Running GKE Autopilot at Scale

3 min read

If you like what you see with Autopilot (now the recommended way to use GKE), and want to run it at scale, there are a few things to know when setting up the cluster, and scaling your workload.

Cluster Creation

To run a large Autopilot cluster, it’s advisable to do two things: 1) create the cluster with private networking (while not compulsory, public IPs are in short supply, and you may run into quota issues with public networking at large scale). 2) provision a large enough CIDR range for your nodes as this can’t be changed later (/13 to really future proof the cluster).

Bundling this advice into a creation command, you get the following:

CLUSTER_NAME=ap-scale-test5
REGION=us-west1
VERSION=1.24
gcloud container clusters create-auto $CLUSTER_NAME \
    --release-channel "rapid" --region $REGION \
    --cluster-version $VERSION \
    --cluster-ipv4-cidr "/13" \
    --enable-private-nodes

With private networking, if you need to reach the outside internet (which is likely), you’ll need to also setup Cloud NAT, like so:

gcloud compute routers create my-router \
    --region $REGION --network default 
gcloud beta compute routers nats create nat \
    --router=my-router --region=$REGION \
    --auto-allocate-nat-external-ips \
    --nat-all-subnet-ip-ranges

Quota

If you have a public cluster, you’ll need to ensure you have enough Compute Engine API “In-use IP addresses” quota, 1 per node. 1000 is currently the posted limit for Autopilot (it can actually stretch higher), so that would be a decent starting point. The internet as a whole is running out of IPs, so it’s really best to use a private cluster, per the above. With a private cluster, you’ll still use an IP for the control plane, but the default quota is enough.
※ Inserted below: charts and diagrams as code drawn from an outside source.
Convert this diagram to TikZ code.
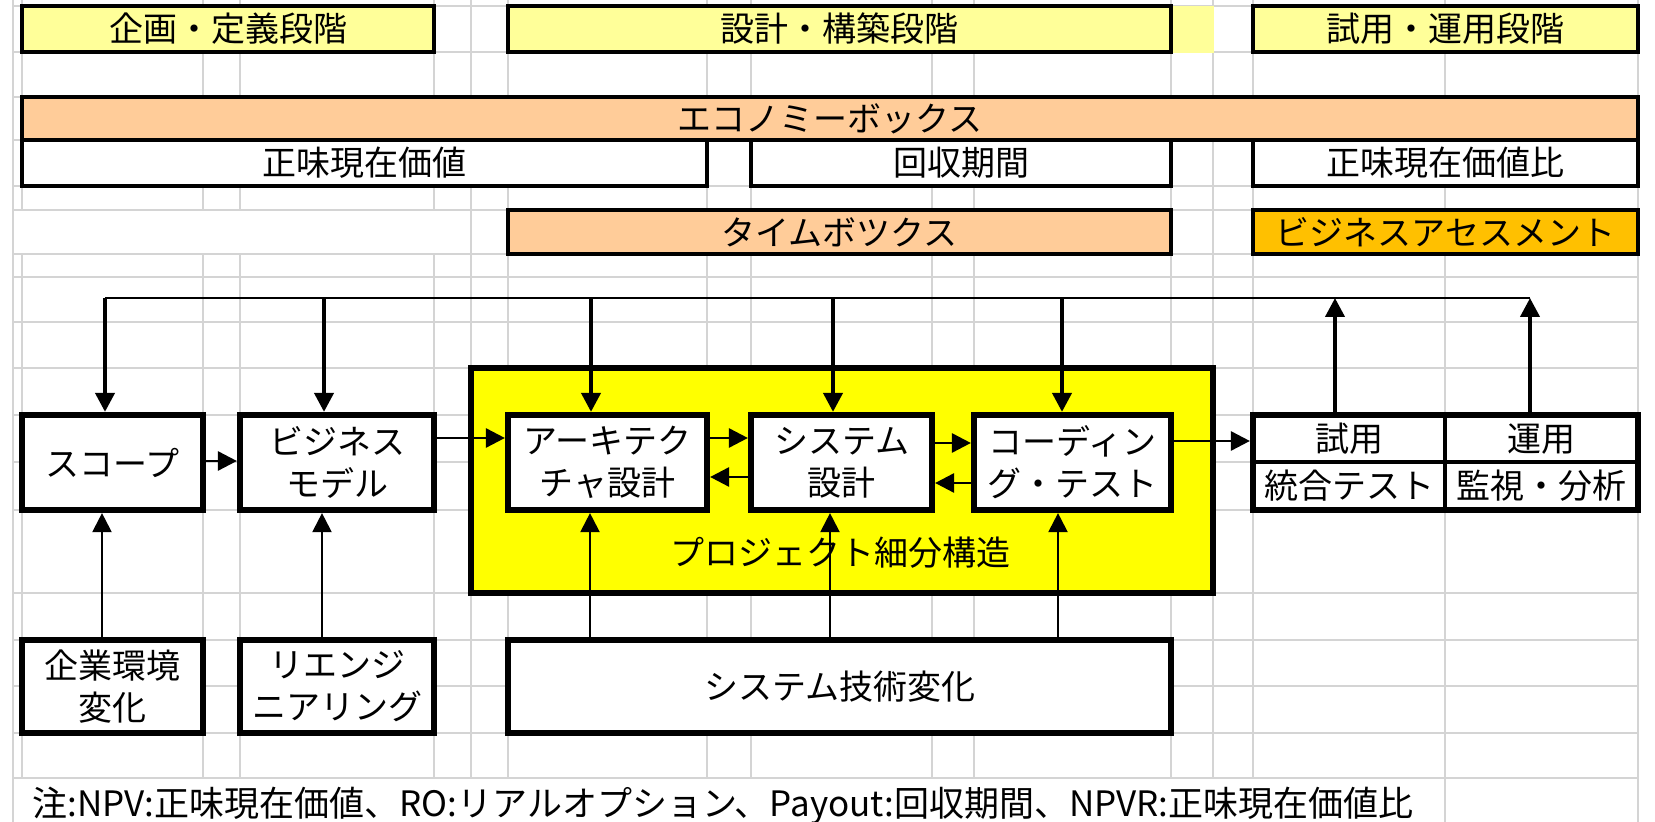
\documentclass[tikz,border=0pt]{standalone}
\usepackage{fontspec}
\newfontfamily\jpf{Noto Sans CJK JP}
\usetikzlibrary{arrows.meta,fit}
\definecolor{gridgray}{HTML}{D4D4D4}
\definecolor{lyellow}{HTML}{FFFF99}
\definecolor{lorange}{HTML}{FFCC99}
\definecolor{bgold}{HTML}{FFC000}
\definecolor{pyellow}{HTML}{FFFF00}
\newcommand\boxfnt{\jpf\fontsize{17pt}{21pt}\selectfont}
\newcommand\notefnt{\jpf\fontsize{17.5pt}{20pt}\selectfont}
\begin{document}
\begin{tikzpicture}[x=0.5pt,y=-0.5pt,
  gridl/.style={draw=gridgray,line width=1pt},
  thinbox/.style={draw=black,line width=1.7pt,inner sep=0pt},
  thickbox/.style={draw=black,line width=3.1pt,fill=white,inner sep=0pt},
  tiptri/.style={-{Triangle[length=9.5pt,width=9.5pt]}},
  dnarrow/.style={tiptri,line width=2pt},
  uparrow/.style={tiptri,line width=1.1pt},
  harrow/.style={tiptri,line width=1.4pt},
  topline/.style={line width=1.3pt},
  celltext/.style={font=\boxfnt,inner sep=0pt,align=center},
]
\useasboundingbox (0,0) rectangle (1655,822);
\fill[white] (0,0) rectangle (1655,822);
% grid
\foreach \x in {13,22,203,240,434,471,508,707,751,932,974,1171,1213,1253,1445,1638}
  \draw[gridl] (\x,0) -- (\x,822);
\foreach \y in {6,52,97,140,186,210,254,277,322,368,415,462,510,593,640,686,733,778}
  \draw[gridl] (13,\y) -- (1638,\y);
\fill[white] (14,211) rectangle (470,253);
\fill[white] (14,779) rectangle (1444,822);
% phases
\fill[lyellow] (1171,6) rectangle (1214,53);
\node[thinbox,fill=lyellow,fit={(22,6)(434,52)}] (ph1) {};
\node[thinbox,fill=lyellow,fit={(508,6)(1171,52)}] (ph2) {};
\node[thinbox,fill=lyellow,fit={(1253,6)(1638,52)}] (ph3) {};
\node[celltext] (ph1t) at (ph1.center) {企画・定義段階};
\node[celltext] (ph2t) at (ph2.center) {設計・構築段階};
\node[celltext] (ph3t) at (ph3.center) {試用・運用段階};
% economy
\node[thinbox,fill=lorange,fit={(22,97)(1638,140)}] (eco) {};
\node[thinbox,fill=white,fit={(22,140)(707,186)}] (npv) {};
\node[thinbox,fill=white,fit={(751,140)(1171,186)}] (pay) {};
\node[thinbox,fill=white,fit={(1253,140)(1638,186)}] (npvr) {};
\node[thinbox,fill=lorange,fit={(508,210)(1171,254)}] (tbox) {};
\node[thinbox,fill=bgold,fit={(1253,210)(1638,254)}] (bas) {};
\node[celltext] (ecot) at (eco.center) {エコノミーボックス};
\node[celltext] (npvt) at (npv.center) {正味現在価値};
\node[celltext] (payt) at (pay.center) {回収期間};
\node[celltext] (npvrt) at (npvr.center) {正味現在価値比};
\node[celltext] (tboxt) at (tbox.center) {タイムボツクス};
\node[celltext] (bast) at (bas.center) {ビジネスアセスメント};
% project box
\node[draw,line width=3.1pt,fill=pyellow,inner sep=0pt,fit={(471,368)(1213,593)}] (pws) {};
\node[celltext] (pwslabel) at (840,553) {プロジェクト細分構造};
% main boxes
\node[thickbox,fit={(22,415)(203,510)}] (scope) {};
\node[thickbox,fit={(240,415)(434,510)}] (bm) {};
\node[thickbox,fit={(508,415)(707,510)}] (arch) {};
\node[thickbox,fit={(751,415)(932,510)}] (sys) {};
\node[thickbox,fit={(974,415)(1171,510)}] (cod) {};
\node[celltext] (scopet) at (scope.center) {スコープ};
\node[celltext] (bmt) at (bm.center) {ビジネス\\モデル};
\node[celltext] (archt) at (arch.center) {アーキテク\\チャ設計};
\node[celltext] (syst) at (sys.center) {システム\\設計};
\node[celltext] (codt) at (cod.center) {コーディン\\グ・テスト};
\node[thickbox,fit={(1253,415)(1638,510)}] (tbl) {};
\draw[line width=2pt] (tbl.north -| 1445,0) -- (tbl.south -| 1445,0);
\draw[line width=2pt] (tbl.west |- 0,462) -- (tbl.east |- 0,462);
\node[celltext] (try) at (1349,439) {試用};
\node[celltext] (itest) at (1349,486) {統合テスト};
\node[celltext] (ops) at (1541,439) {運用};
\node[celltext] (mon) at (1541,486) {監視・分析};
% bottom boxes
\node[thickbox,fit={(22,640)(203,733)}] (env) {};
\node[thickbox,fit={(240,640)(434,733)}] (reeng) {};
\node[thickbox,fit={(508,640)(1171,733)}] (tech) {};
\node[celltext] (envt) at (env.center) {企業環境\\変化};
\node[celltext] (reengt) at (reeng.center) {リエンジ\\ニアリング};
\node[celltext] (techt) at (tech.center) {システム技術変化};
% note
\node[anchor=west,font=\notefnt,inner sep=0pt] (note) at (32,806) {注:NPV:正味現在価値、RO:リアルオプション、Payout:回収期間、NPVR:正味現在価値比};
% top feedback line
\coordinate (t1) at (105,298);
\coordinate (t2) at (324,298);
\coordinate (t3) at (591,298);
\coordinate (t4) at (833,298);
\coordinate (t5) at (1062,298);
\coordinate (t6) at (1335,298);
\coordinate (t7) at (1530,298);
\draw[topline] (t1) -- (t7);
\draw[dnarrow] (t1) -- (t1 |- scope.north);
\draw[dnarrow] (t2) -- (t2 |- bm.north);
\draw[dnarrow] (t3) -- (t3 |- arch.north);
\draw[dnarrow] (t4) -- (t4 |- sys.north);
\draw[dnarrow] (t5) -- (t5 |- cod.north);
\draw[dnarrow] (t6 |- tbl.north) -- (t6);
\draw[dnarrow] (t7 |- tbl.north) -- (t7);
% bottom up arrows
\coordinate (b1) at (102,600);
\coordinate (b2) at (322,600);
\coordinate (b3) at (590,600);
\coordinate (b4) at (830,600);
\coordinate (b5) at (1058,600);
\draw[uparrow] (b1 |- env.north) -- (b1 |- scope.south);
\draw[uparrow] (b2 |- reeng.north) -- (b2 |- bm.south);
\draw[uparrow] (b3 |- tech.north) -- (b3 |- arch.south);
\draw[uparrow] (b4 |- tech.north) -- (b4 |- sys.south);
\draw[uparrow] (b5 |- tech.north) -- (b5 |- cod.south);
% horizontal arrows
\coordinate (h1) at (0,461);
\coordinate (h2) at (0,438);
\coordinate (h3) at (0,477);
\coordinate (h4) at (0,443);
\coordinate (h5) at (0,483);
\coordinate (h6) at (0,441);
\draw[harrow] (scope.east |- h1) -- (bm.west |- h1);
\draw[harrow] (bm.east |- h2) -- (arch.west |- h2);
\draw[harrow] (arch.east |- h2) -- (sys.west |- h2);
\draw[harrow] (sys.west |- h3) -- (arch.east |- h3);
\draw[harrow] (sys.east |- h4) -- (cod.west |- h4);
\draw[harrow] (cod.west |- h5) -- (sys.east |- h5);
\draw[harrow] (cod.east |- h6) -- (tbl.west |- h6);
\end{tikzpicture}
\end{document}
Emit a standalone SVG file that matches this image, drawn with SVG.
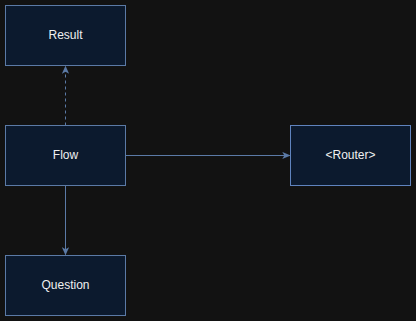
<svg xmlns="http://www.w3.org/2000/svg" width="416" height="321" viewBox="0 0 416 321">
  <style>
    .node rect { fill: #0c1a2e; stroke: #5b7aa6; stroke-width: 1; }
    .node text { fill: #f0f0f0; font-family: "Liberation Sans", Arial, sans-serif; font-size: 12px; text-anchor: middle; dominant-baseline: central; }
    .edge { fill: none; stroke: #5b7aa6; stroke-width: 1; }
    .dashed { stroke-dasharray: 3 3; }
  </style>
  <defs>
    <marker id="arrow" viewBox="0 0 10 10" refX="9" refY="5" markerWidth="8" markerHeight="8" markerUnits="userSpaceOnUse" orient="auto">
      <path d="M0,0.5 L10,5 L0,9.5 L2.5,5 Z" fill="#5b7aa6"/>
    </marker>
  </defs>
  <rect width="416" height="321" fill="#121212"/>
  <g id="connectors">
    <path class="edge dashed" d="M65.5,125.5 L65.5,66.5" marker-end="url(#arrow)"/>
    <path class="edge" d="M125.5,155.5 L289.5,155.5" marker-end="url(#arrow)"/>
    <path class="edge" d="M65.5,185.5 L65.5,254.5" marker-end="url(#arrow)"/>
  </g>
  <g id="node-result" class="node">
    <rect x="5.5" y="5.5" width="120" height="60"/>
    <text x="65.5" y="34.5">Result</text>
  </g>
  <g id="node-flow" class="node">
    <rect x="5.5" y="125.5" width="120" height="60"/>
    <text x="65.5" y="154.5">Flow</text>
  </g>
  <g id="node-router" class="node">
    <rect x="290.5" y="125.5" width="120" height="60" style="stroke:#5f83be"/>
    <text x="350.5" y="154.5">&lt;Router&gt;</text>
  </g>
  <g id="node-question" class="node">
    <rect x="5.5" y="255.5" width="120" height="60"/>
    <text x="65.5" y="284.5">Question</text>
  </g>
</svg>
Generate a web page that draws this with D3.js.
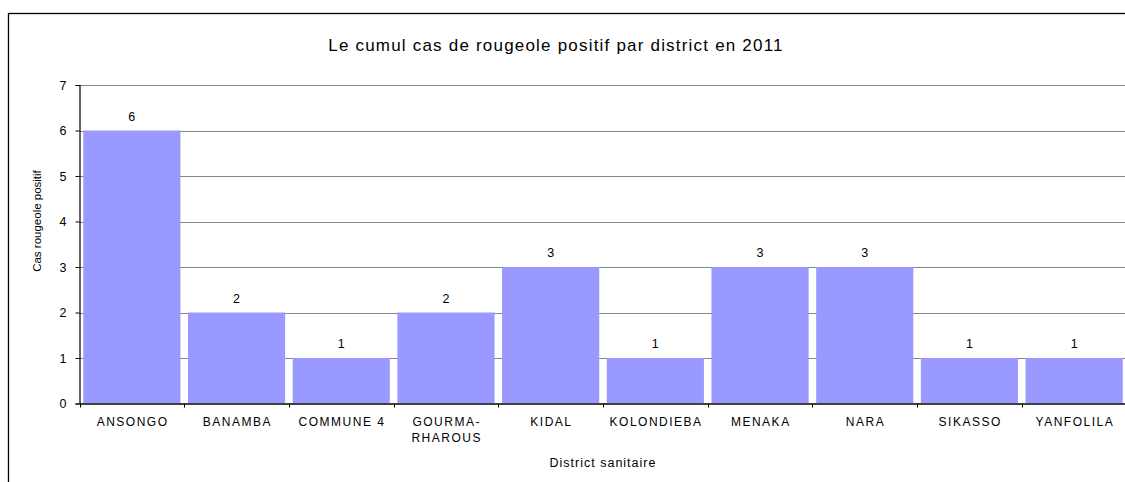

You’ll also need enough Compute Engine API “CPUs” quota. As a rule of thumb, multiply your workload allocatable by about 1.3-1.5 to get the CPU quota number (to account for node overhead).

This isn’t an exhaustive list, any time you think your scaling might be hampered by quota, simply look at the Quota page, and see if any are nearing the limit, and ask to increase.

Cluster Prewarming

Whether you use the Autopilot or Standard mode of operation of GKE, you will have a Kubernetes control plane that itself scales up in size to meet the demands of your cluster. The scale-up event itself can take about 15 minutes, and cause some interruption to the autoscaler adding capacity to the cluster. This can result in a frustrating scaling experience, where the cluster is shown to be “reconciling” in the UI, and things look stalled.

The good news is that this only happens once, so the solution is to pre-warm your cluster once.

We can do this with a short-lived Kubernetes Job. This job simply sleeps for an hour, then exits. Set the resource size, and parallelism (replica) count to match your expected high-water mark for the cluster, and run it once. You’ll then have a “pre-warmed” cluster, ready to handle scale events. Here’s an example to create 1000 pods of 250m vCPU (250 vCPU total allocated capacity).

apiVersion: batch/v1
kind: Job
metadata:
  name: balloon
spec:
  backoffLimit: 0
  parallelism: 1000
  template:
    spec:
      priorityClassName: balloon-priority
      terminationGracePeriodSeconds: 0
      containers:
      - name: ubuntu
        image: ubuntu
        command: ["sleep"]
        args: ["36000"]
        resources:
            requests:
              cpu: 250m
      restartPolicy: Never

prewarm-job.yaml

Deploy the job, like so:

# Deploy the prewarm job
kubectl create -f https://raw.githubusercontent.com/WilliamDenniss/autopilot-examples/main/scale-testing/prewarm-job.yaml

# Monitor the rollout
kubectl get pods -w

During this pre-warming step, if you visit the UI, you’ll likely see a message that the cluster is repairing. What is actually happening is that the control-plane is being scaled up. You may also hit quota issues during this step (monitor the Quota page to check), now would be a good time to raise them.

Capacity Reservation

If you performed the above two steps, you should have a cluster that can handle scaling. There’s one more thing you can do if you want a really optimal experience, and that is reserve some capacity a few minutes ahead of your scaling event. You can use the Balloon Job technique to do this.

Summary

By combining these 3 steps, at particularly the first 2, you should be well set up for success in scaling a large workload. You might feel that Autopilot could ideally be a little more “auto” here, which is fair—rest assured that the team is working to improve this experience. For now, these hopefully-simple steps can set you up for success.